I had read that "The Magdalene Sisters" was based on a true story but that usually means that significant alterations of reality were made. After watching the film, I watched the documentary from the extra features. All the most horrific parts of the film were just about exactly true. It all happened in a supposedly "civilized" country, not that long ago. My mother remembers walking past the Magdalene laundries, as a girl, never knowing what went on behind those closed doors.
I thought Henry was boring to be honest. I dont know if its because I watch a lot of crazy stuff or it just didnt live up the hype. All the way through I was like This is It?

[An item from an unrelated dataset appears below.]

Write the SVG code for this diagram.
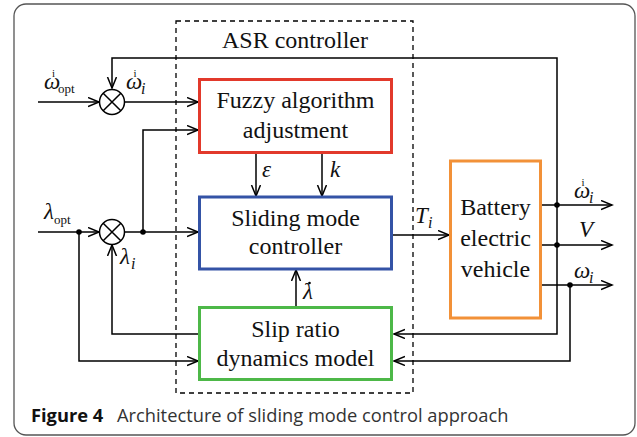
<svg xmlns="http://www.w3.org/2000/svg" width="637" height="437" viewBox="0 0 637 437">
<style>
.ln{fill:none;stroke:#000;stroke-width:1.5}
.ar{marker-end:url(#arr)}
.bx{fill:#fff;stroke-width:3}
.t{font-family:"Liberation Serif","Times New Roman",serif;font-size:24px;fill:#111;text-anchor:middle}
.m{font-family:"Liberation Serif","Times New Roman",serif;font-style:italic;font-size:23px;fill:#111}
.s{font-family:"Liberation Serif","Times New Roman",serif;font-style:normal;font-size:13px;fill:#111}
.acc{font-family:"Liberation Serif","Times New Roman",serif;font-style:normal;font-size:11px;fill:#111}
.si{font-size:16px}
.dot{fill:#000}
.cap{font-family:"Open Sans","Noto Sans",sans-serif;font-size:18.3px;fill:#333}
</style>
<defs>
<marker id="arr" markerUnits="userSpaceOnUse" markerWidth="14" markerHeight="12" refX="11" refY="5" orient="auto" viewBox="0 0 14 12">
<path d="M0,0.5 L11,5 L0,9.5" fill="none" stroke="#000" stroke-width="1.5"/>
</marker>
</defs>
<rect x="14" y="4" width="621" height="431" rx="12" fill="#fff" stroke="#555" stroke-width="1.3"/>
<g id="asr-controller">
<rect x="176" y="21" width="237" height="372" fill="none" stroke="#000" stroke-width="1.3" stroke-dasharray="5,4"/>
<text class="t" x="295" y="48">ASR controller</text>
</g>
<g id="connectors">
<path class="ln ar" d="M557,205 L557,58 L112,58 L112,88"/>
<path class="ln ar" d="M557,205 L557,334 L394,334"/>
<path class="ln ar" d="M541,205 L612,205"/>
<path class="ln ar" d="M541,245 L612,245"/>
<path class="ln ar" d="M541,285 L612,285"/>
<path class="ln ar" d="M570,285 L570,361 L394,361"/>
<path class="ln ar" d="M38,102 L99,102"/>
<path class="ln ar" d="M125,102 L198,102"/>
<path class="ln ar" d="M38,232 L99,232"/>
<path class="ln ar" d="M79,232 L79,361 L198,361"/>
<path class="ln ar" d="M125,232 L198,232"/>
<path class="ln ar" d="M143,232 L143,130 L198,130"/>
<path class="ln ar" d="M198,334 L112,334 L112,245"/>
<path class="ln ar" d="M256,153 L256,196"/>
<path class="ln ar" d="M322,153 L322,196"/>
<path class="ln ar" d="M296,307 L296,270"/>
<path class="ln ar" d="M392,235 L449,235"/>
<circle class="dot" cx="557" cy="205" r="2.8"/>
<circle class="dot" cx="557" cy="245" r="2.8"/>
<circle class="dot" cx="570" cy="285" r="2.8"/>
<circle class="dot" cx="79" cy="232" r="2.8"/>
<circle class="dot" cx="143" cy="232" r="2.8"/>
</g>
<g id="sum1">
<circle cx="112" cy="102" r="12.5" fill="#fff" stroke="#000" stroke-width="1.5"/>
<path class="ln" d="M103.2,93.2 L120.8,110.8 M120.8,93.2 L103.2,110.8"/>
</g>
<g id="sum2">
<circle cx="112" cy="232" r="12.5" fill="#fff" stroke="#000" stroke-width="1.5"/>
<path class="ln" d="M103.2,223.2 L120.8,240.8 M120.8,223.2 L103.2,240.8"/>
</g>
<g id="fuzzy">
<rect class="bx" x="199.5" y="79.5" width="192" height="73" stroke="#E2392B"/>
<text class="t" x="295.5" y="108">Fuzzy algorithm</text>
<text class="t" x="295.5" y="138">adjustment</text>
</g>
<g id="sliding">
<rect class="bx" x="199.5" y="197" width="192" height="72" stroke="#3453A6"/>
<text class="t" x="295.5" y="226">Sliding mode</text>
<text class="t" x="295.5" y="254">controller</text>
</g>
<g id="slip">
<rect class="bx" x="199.5" y="307.5" width="192" height="72" stroke="#4DB848"/>
<text class="t" x="295.5" y="337">Slip ratio</text>
<text class="t" x="295.5" y="366">dynamics model</text>
</g>
<g id="battery">
<rect class="bx" x="450.5" y="161" width="90" height="157" stroke="#F29138"/>
<text class="t" x="495.5" y="215">Battery</text>
<text class="t" x="495.5" y="246">electric</text>
<text class="t" x="495.5" y="277">vehicle</text>
</g>
<g id="labels">
<text class="acc" x="52" y="77">i</text>
<text class="m"><tspan x="44" y="89">ω</tspan><tspan class="s" x="58" y="93">opt</tspan></text>
<text class="acc" x="133.5" y="77">i</text>
<text class="m"><tspan x="126" y="89">ω</tspan><tspan class="si" x="141" y="94">i</tspan></text>
<text class="m"><tspan x="44" y="219">λ</tspan><tspan class="s" x="54" y="224">opt</tspan></text>
<text class="m"><tspan x="120" y="264">λ</tspan><tspan class="si" x="131" y="269">i</tspan></text>
<text class="m" x="262" y="177">ε</text>
<text class="m" x="330" y="177">k</text>
<text class="m" x="303" y="299">λ</text>
<circle class="dot" cx="309.5" cy="283" r="1.3"/>
<text class="m"><tspan x="415" y="223">T</tspan><tspan class="si" x="428" y="228">i</tspan></text>
<text class="acc" x="581.5" y="186">i</text>
<text class="m"><tspan x="574" y="198">ω</tspan><tspan class="si" x="589" y="203">i</tspan></text>
<text class="m" x="579" y="237" font-size="17">V</text>
<text class="m"><tspan x="574" y="278">ω</tspan><tspan class="si" x="589" y="283">i</tspan></text>
</g>
<text class="cap" x="31" y="422"><tspan font-weight="bold" fill="#111">Figure 4</tspan><tspan x="117">Architecture of sliding mode control approach</tspan></text>
</svg>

I see that you rated "Schindler's List" highly. None of the images in "The Magdalene Sisters" were more intense than that. I can remember only once scene from "The Magdalene Sisters" that was more intense than the preview that is shown at Netflix. Significant sexual abuse of young women is implied but not shown.
The most harrowing part, for me, was the documentary from the bonus features, in which actual survivors look straight into the camera as they testify, with quiet dignity and poise, that most of the worst parts were true. That was the part that really wrung me out.
This film is not walk in the part. Do not let me sell you on it. I hope that I have given you enough information to let you decide for yourself.
I don't think I've ever really been disturbed by a movie as a whole, though my intense disliking of Spiders kinda made "Arachnophobia" creep me out, but I have "Caligula" in my Queue now and have high hopes for being disgusted. Cheers!
Peter O'Toole, there is so much to love about it, scenery chewing acting, terrible direction and hardcore footage cut into it by Penthouse editor in Chief.
MovieGirl I know you didn't care for it at all, but those of us you relish bad cinema call this one one of the Holy Grails of greatness.
Pier Paolo Pasolini's
Salò o le 120 giornate di Sodoma (1975)
From imdb.com:
Plot Outline
Set in the Nazi-controlled, northern Italian state of Salo in 1944.
Four fascist libertines round up 9 teenage boys and girls and subject them to
120 days of physical, mental and sexual torture.
Based on a novel by Marquis de Sade.
First part of Pier Paolo Pasolini's Trilogy of Death. The subsequent two parts were never filmed because Pasolini was murdered some months after he finished this movie. The death trilogy was intended as a complement to the previous Trilogy of Life, which includes Decameron, Il (1971), Racconti di Canterbury, I (1972) and Fiore delle mille e una notte, Il (1974).